One of our goals at Deep 6 AI is to help overcome this substantial lack of diversity in clinical trials. Using artificial intelligence (AI) concepts like natural language processing (NLP) and machine learning (ML), we can decrease human biases and extend trial participation opportunities to other communities to find the best-matching patients for trials. These methods can help increase diversity, equity, and inclusion to allow for more access to innovative life-saving treatments for anyone who might benefit from them.
The Origins of Non-Equitable Research
Because most well-known ailments were first studied long ago with the advent of modern medical and clinical research practices, trials focused largely on white, male subjects. Historically white communities were provided with more resources, better access to medical care, and more attention from healthcare providers. In addition, there is a level of distrust in the medical and research communities from minority groups, stemming from the United States’ history of medical mistreatment of minorities (e.g., the Tuskegee Experiment). This mistreatment and distrust, and thus lack of diversity in research, has affected people of different races, ethnicities, genders, religions, sexual orientations, socioeconomic status, etc.
While ethical guidelines like the Belmont Report in 1976 and laws like the NIH Revitalization Act of 1993 have been established, clinical research has been slow to reflect North America’s overall growing diversity. As a result, even today, trial participation is not quite reflective of the demographic breakdown of the greater population. This lack of representation in research has led to negative ramifications for our current understanding of how different diseases affect different types of people, and how effectively those people are treated. Current ongoing efforts to combat this issue include the FDA’s Office of Minority Health and Health Equity’s “Diversity in Clinical Trials Initiative” and the Biden Administration’s Cancer Moonshot Initiative, which includes a focus on increasing diversity in trials.

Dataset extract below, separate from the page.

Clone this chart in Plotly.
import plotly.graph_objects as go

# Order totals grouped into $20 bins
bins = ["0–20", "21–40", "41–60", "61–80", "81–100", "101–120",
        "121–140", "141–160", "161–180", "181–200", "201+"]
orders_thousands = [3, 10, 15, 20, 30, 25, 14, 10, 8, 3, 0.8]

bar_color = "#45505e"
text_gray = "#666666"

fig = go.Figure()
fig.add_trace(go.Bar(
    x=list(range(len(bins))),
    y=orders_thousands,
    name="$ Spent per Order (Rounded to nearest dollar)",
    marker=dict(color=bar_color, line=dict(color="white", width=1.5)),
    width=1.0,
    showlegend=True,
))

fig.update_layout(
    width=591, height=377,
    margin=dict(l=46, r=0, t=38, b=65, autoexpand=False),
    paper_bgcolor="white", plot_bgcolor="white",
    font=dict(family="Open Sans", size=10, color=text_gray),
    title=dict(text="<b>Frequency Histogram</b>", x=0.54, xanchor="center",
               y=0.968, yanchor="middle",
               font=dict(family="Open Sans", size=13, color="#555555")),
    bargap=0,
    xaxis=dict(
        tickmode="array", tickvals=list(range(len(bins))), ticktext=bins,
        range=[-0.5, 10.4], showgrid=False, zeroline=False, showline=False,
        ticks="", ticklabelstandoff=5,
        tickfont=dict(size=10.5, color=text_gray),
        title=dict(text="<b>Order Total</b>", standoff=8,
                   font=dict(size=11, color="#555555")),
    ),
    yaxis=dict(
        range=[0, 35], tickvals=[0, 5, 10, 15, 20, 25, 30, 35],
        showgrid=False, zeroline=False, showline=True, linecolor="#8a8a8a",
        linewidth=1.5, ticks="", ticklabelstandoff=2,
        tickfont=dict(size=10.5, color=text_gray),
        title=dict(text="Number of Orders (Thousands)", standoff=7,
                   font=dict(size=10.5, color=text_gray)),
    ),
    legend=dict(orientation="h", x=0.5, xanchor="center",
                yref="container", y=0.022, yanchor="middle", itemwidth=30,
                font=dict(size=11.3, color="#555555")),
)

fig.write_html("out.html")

How Technology Helps Make Research More Inclusive
As technology has developed over time, we can reach new populations who had not had prior access to certain medical care, including clinical trials. We’re also able to use it to counteract the effects of the human biases that have led to today’s gaps in trial participant diversity. AI can carry out functions that were previously only done manually, which significantly decreases the effects of inequitable practices and limited outreach to wider populations.

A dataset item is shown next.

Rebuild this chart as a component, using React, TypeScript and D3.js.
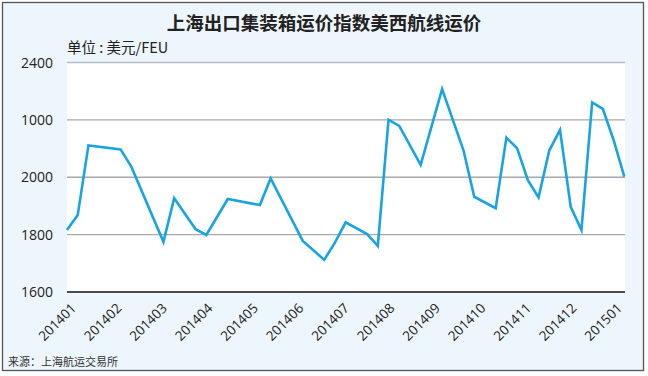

Deep 6 AI is the leader in precision research software, connecting all research stakeholders in an AI-powered, real-time, data-driven, collaborative ecosystem. The software works by using ML and NLP to search through both the structured and unstructured data in a health system’s electronic medical records (EMR), thereby massively accelerating and improving the patient recruitment process. Outdated tools and processes would require researchers to manually sort through unstructured data, like scattered physician’s notes, often from multiple sources and different systems. Using Deep 6 AI, experts can widen eligibility criteria as a way to potentially increase trial diversity for comorbidities that disproportionately affect diverse patient populations.
Within our platform you can easily edit the exclusion and inclusion criteria as you go and get real time feasibility counts to make sure it’s necessary to have certain criteria based on what patient populations are eliminated with each one. Otherwise, some criteria may inadvertently exclude groups of people which may be affected by the study results. Once a trial’s criteria are input, a list of potential participants is presented, leaving the researcher only to have to easily validate these matches before reaching out to patients to join.

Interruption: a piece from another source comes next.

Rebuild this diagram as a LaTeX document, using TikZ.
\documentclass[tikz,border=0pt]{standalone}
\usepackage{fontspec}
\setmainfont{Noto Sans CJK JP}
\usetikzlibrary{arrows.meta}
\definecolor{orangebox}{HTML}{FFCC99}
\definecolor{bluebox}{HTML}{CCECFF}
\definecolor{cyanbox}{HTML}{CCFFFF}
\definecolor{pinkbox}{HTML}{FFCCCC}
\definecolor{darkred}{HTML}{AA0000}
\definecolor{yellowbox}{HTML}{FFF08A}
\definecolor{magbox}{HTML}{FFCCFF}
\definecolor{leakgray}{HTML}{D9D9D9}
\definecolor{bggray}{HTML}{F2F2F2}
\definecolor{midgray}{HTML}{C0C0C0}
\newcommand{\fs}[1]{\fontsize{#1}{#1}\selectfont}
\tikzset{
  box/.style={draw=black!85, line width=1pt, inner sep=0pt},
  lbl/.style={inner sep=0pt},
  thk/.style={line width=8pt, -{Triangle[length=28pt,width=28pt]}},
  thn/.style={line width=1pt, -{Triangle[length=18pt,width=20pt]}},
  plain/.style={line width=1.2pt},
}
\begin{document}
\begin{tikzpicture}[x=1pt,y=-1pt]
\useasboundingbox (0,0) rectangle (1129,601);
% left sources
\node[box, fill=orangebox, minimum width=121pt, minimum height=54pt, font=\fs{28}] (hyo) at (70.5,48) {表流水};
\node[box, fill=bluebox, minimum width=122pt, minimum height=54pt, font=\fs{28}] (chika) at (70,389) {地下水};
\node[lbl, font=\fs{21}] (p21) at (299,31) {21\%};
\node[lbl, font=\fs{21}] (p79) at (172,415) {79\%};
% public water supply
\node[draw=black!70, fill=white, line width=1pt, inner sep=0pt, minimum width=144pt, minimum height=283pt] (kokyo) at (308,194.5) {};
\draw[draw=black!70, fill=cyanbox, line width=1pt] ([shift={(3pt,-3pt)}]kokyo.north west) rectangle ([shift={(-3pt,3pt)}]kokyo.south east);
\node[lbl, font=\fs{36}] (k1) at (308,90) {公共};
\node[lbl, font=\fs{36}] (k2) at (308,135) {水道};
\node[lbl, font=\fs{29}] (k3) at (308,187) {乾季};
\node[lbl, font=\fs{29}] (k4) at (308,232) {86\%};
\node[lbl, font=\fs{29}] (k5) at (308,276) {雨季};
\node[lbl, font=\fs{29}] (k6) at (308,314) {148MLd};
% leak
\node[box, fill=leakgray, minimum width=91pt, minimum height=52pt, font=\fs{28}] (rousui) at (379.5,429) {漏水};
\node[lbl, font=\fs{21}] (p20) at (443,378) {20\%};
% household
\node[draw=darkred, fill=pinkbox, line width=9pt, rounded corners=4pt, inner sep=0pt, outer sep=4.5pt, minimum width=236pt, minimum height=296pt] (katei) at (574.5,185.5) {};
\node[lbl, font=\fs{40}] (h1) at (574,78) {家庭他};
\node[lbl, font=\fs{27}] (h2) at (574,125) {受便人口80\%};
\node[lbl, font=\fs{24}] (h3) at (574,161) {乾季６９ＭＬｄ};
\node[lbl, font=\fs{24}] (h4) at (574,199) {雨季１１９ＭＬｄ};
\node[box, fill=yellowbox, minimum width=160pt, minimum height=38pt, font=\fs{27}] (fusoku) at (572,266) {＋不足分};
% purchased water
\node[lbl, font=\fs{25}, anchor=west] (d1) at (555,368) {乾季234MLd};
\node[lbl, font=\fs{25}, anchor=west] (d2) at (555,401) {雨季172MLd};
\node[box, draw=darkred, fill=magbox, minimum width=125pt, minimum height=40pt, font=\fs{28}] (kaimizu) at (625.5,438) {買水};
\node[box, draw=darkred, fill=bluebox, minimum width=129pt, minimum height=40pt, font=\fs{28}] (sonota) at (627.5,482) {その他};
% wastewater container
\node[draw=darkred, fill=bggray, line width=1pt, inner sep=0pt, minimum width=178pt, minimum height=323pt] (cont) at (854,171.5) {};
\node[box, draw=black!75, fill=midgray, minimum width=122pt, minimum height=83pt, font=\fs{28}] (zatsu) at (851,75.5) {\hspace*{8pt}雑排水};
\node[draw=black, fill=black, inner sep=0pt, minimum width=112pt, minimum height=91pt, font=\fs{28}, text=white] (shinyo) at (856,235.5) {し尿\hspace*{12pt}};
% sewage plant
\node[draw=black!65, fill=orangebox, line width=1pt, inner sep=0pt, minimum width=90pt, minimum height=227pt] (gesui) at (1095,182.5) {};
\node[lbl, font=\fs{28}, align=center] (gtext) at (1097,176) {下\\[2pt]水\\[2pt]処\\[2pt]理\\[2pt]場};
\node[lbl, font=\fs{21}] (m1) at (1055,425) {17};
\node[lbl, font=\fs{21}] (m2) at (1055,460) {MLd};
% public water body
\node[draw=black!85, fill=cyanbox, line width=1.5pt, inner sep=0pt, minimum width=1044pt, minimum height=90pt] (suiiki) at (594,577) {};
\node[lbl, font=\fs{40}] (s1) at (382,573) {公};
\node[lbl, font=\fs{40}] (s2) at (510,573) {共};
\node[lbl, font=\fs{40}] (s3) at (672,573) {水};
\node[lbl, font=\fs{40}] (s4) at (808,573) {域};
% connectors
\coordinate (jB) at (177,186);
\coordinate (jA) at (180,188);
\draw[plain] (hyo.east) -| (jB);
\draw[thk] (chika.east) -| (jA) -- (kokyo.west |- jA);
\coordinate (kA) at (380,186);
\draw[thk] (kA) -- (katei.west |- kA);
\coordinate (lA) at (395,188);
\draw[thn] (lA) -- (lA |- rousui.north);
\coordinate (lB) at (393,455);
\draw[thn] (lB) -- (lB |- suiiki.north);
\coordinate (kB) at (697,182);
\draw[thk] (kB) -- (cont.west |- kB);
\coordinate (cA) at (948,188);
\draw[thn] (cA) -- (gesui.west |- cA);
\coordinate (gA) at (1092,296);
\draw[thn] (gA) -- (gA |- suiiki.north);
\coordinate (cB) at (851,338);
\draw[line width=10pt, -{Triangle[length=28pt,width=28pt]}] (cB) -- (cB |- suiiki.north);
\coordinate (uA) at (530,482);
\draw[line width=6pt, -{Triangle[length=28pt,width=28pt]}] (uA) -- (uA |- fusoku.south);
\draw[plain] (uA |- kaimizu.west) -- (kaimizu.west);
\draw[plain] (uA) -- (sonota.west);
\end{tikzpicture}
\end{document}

The sponsors we work in our ecosystem use the platform to find the best sites to run their trials. One of the biggest causes of a failed trial is a site’s inability to meet its recruitment goals, largely due to a misunderstanding of the makeup of their patient population. With a better understanding of the types of patients required for a study, more sites and sponsors can easily meet their recruitment goals, including diversity goals. Patients in community hospitals can be approached for studies more often. Often, patients with cases that require more novel treatments because the standard of care is not good enough, such as those with terminal illnesses, go looking for trials on their own. Because of so many intricacies in clinical trial criteria, they are often not matches for the studies they try to join.
When physicians have access to better tools, they can have confidence in bringing the best new treatments to their patients. As technology continues to evolve, we hope to keep playing a part in the efforts toward more inclusive and equitable treatment options for all people.